Your digital darkroom, aka your PC or Mac, is where the magic happens – where you transform the images captured by your camera into the dynamic masterpieces you originally envisioned when you were behind the lens. Whether you’re just tweaking a raw image to get the perfect result, or going that little bit further to rescue a bad exposure, here’s all you need to get started.
Printing at home
These days, even the most humble home photo printers are capable of producing results that rival the output of any high-street printer. Pay a little more for a model that uses multiple shades of the four base ink colours, and you’ll achieve unrivalled quality. Of course, you pay a premium for this quality and convenience, but there are ways of keeping the costs down…
For the best quality prints, choose a dedicated photo printer rather than an ordinary colour printer. Many photo printers are now ‘all-in-one’ models, offering printing, scanning and copying in a single desktop unit. Prices start at £50 for an A4 printer. Some models have eight individual inks, which may mean higher costs.
For genuine photo quality, invest in high-quality photo paper. The main decision you have to make is which finish to go for. Canon, Epson and Fujifilm all make their own glossy and matt papers – you’ll usually get the best results with the same brand as your printer. For fine-art printing, there are plenty of third-party providers.
The biggest cost of running your photo printer is replacing used ink cartridges. One option is to shop around for compatible third-party inks. You could save as much as 50%, though you may not get the same guarantee of colour fidelity or light-fading resistance offered by the manufacturer’s own brand.
Image-editing and storage options
Laptop or desktop?
Laptops are more fragile and often less powerful than desktops. However, if you like the idea of editing your images on location, or just lounging on the sofa, a laptop’s the way to go. Prices are falling all the time, and you can now get a decent Windows 7-enabled laptop for around £300-400.
Many PCs come with slots for SD and CompactFlash cards, but using a USB 2.0 card reader is still the preferred option for image transfer. They do tend to sap power from a laptop when downloading images, so it’s best to have your notebook on charge so you don’t suddenly lose power, or worse, your pictures.
Glossy screens look great, but they are highly reflective, which can result in unwanted glare. Matt screens produce much less glare, but care with positioning is needed to prevent images from looking flat. Whatever you opt for, calibrate it to ensure accurate colour reproduction.
Most new SLRs come with raw-processing and photo-editing software, but it can be hard to use or rather basic. The most popular raw editor is Adobe Camera Raw, which is bundled with Photoshop Elements 10, Photoshop CS5 and Lightroom 3.

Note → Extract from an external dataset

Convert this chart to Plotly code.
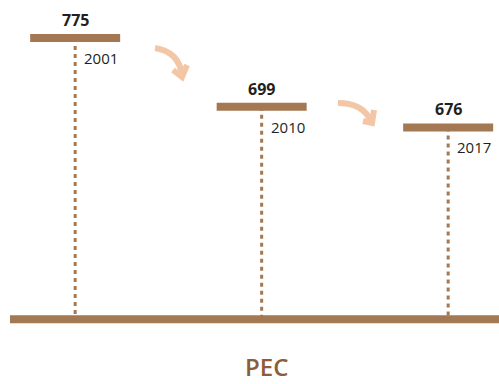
import plotly.graph_objects as go

# Data
years = ["2001", "2010", "2017"]
values = [775, 699, 676]
title = "PEC"

# Styling
W, H = 499, 384
BAR_COLOR = "#a37852"
TITLE_COLOR = "#8c5c3b"
ARROW_COLOR = "#f3c6a5"
TEXT_COLOR = "#231f20"
FONT = "Open Sans"
BASE = 464          # value where the floor line sits
HALF = 0.2413       # half width of each level bar, in slot units

xs = list(range(len(years)))

fig = go.Figure()

# dotted stems from each level down to the floor
for x, v in zip(xs, values):
    fig.add_trace(go.Scatter(
        x=[x, x], y=[v, BASE], mode="lines",
        line=dict(color=BAR_COLOR, width=3, dash="4px,4px"),
        hoverinfo="skip", showlegend=False))

# level bars
for x, v in zip(xs, values):
    fig.add_trace(go.Scatter(
        x=[x - HALF, x + HALF], y=[v, v], mode="lines",
        line=dict(color=BAR_COLOR, width=8),
        hoverinfo="skip", showlegend=False))

annotations = []
for x, v, yr in zip(xs, values, years):
    annotations.append(dict(
        x=x, y=v, xref="x", yref="y", text=f"<b>{v}</b>", showarrow=False,
        xanchor="center", yanchor="middle", yshift=18,
        font=dict(family=FONT, size=16, color=TEXT_COLOR)))
    annotations.append(dict(
        x=x, y=v, xref="x", yref="y", text=yr, showarrow=False,
        xanchor="left", yanchor="middle", xshift=7, yshift=-20,
        font=dict(family=FONT, size=15, color=TEXT_COLOR)))

annotations.append(dict(
    x=0.535, y=0, xref="paper", yref="paper", text=title,
    showarrow=False, xanchor="center", yanchor="bottom", borderpad=0,
    font=dict(family=FONT, size=24, color=TITLE_COLOR, weight=600)))


def px_path(cmds):
    """Build an SVG path in paper coordinates from pixel-space points."""
    out = []
    for c in cmds:
        if isinstance(c, str):
            out.append(c)
        else:
            out.append(f"{c[0] / W:.5f},{1 - c[1] / H:.5f}")
    return " ".join(out)


arrow_line = dict(color=ARROW_COLOR, width=6)
shapes = [
    # floor line
    dict(type="line", xref="paper", yref="y", x0=10 / W, x1=1, y0=BASE, y1=BASE,
         line=dict(color=BAR_COLOR, width=8), layer="above"),
    # first arrow
    dict(type="path", xref="paper", yref="paper",
         path=px_path(["M", (155, 48), "C", (168, 50), (180, 57), (182, 76)]),
         line=arrow_line),
    dict(type="path", xref="paper", yref="paper",
         path=px_path(["M", (173, 70), "L", (182, 77), "L", (187, 65)]),
         line=arrow_line),
    # second arrow
    dict(type="path", xref="paper", yref="paper",
         path=px_path(["M", (338, 103), "C", (352, 103), (365, 108), (371, 121)]),
         line=arrow_line),
    dict(type="path", xref="paper", yref="paper",
         path=px_path(["M", (363, 121), "L", (372, 123), "L", (374, 110)]),
         line=arrow_line),
]

fig.update_layout(
    width=W, height=H,
    margin=dict(l=0, r=0, t=0, b=0),
    paper_bgcolor="white", plot_bgcolor="white",
    xaxis=dict(range=[-0.4030, 2.2726], visible=False, fixedrange=True),
    yaxis=dict(range=[392.3, 817.0], visible=False, fixedrange=True),
    annotations=annotations,
    shapes=shapes,
    showlegend=False,
)

fig.write_html("out.html", config={"displayModeBar": False})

If you regularly shoot large volumes of raw files, storage can be a major concern. As an example, 300 16-bit 12Mb raw files require 8Gb of storage. Even if you only edit a third of these files and back them up once, you’re still looking at around 24Gb of storage. An external hard drive with a capacity of 500Gb – because drives can corrupt and laptops can get stolen – plus a DVD burner for backups is the best solution. This set-up would be enough for 30 8Gb memory cards, which would probably keep you going for a year.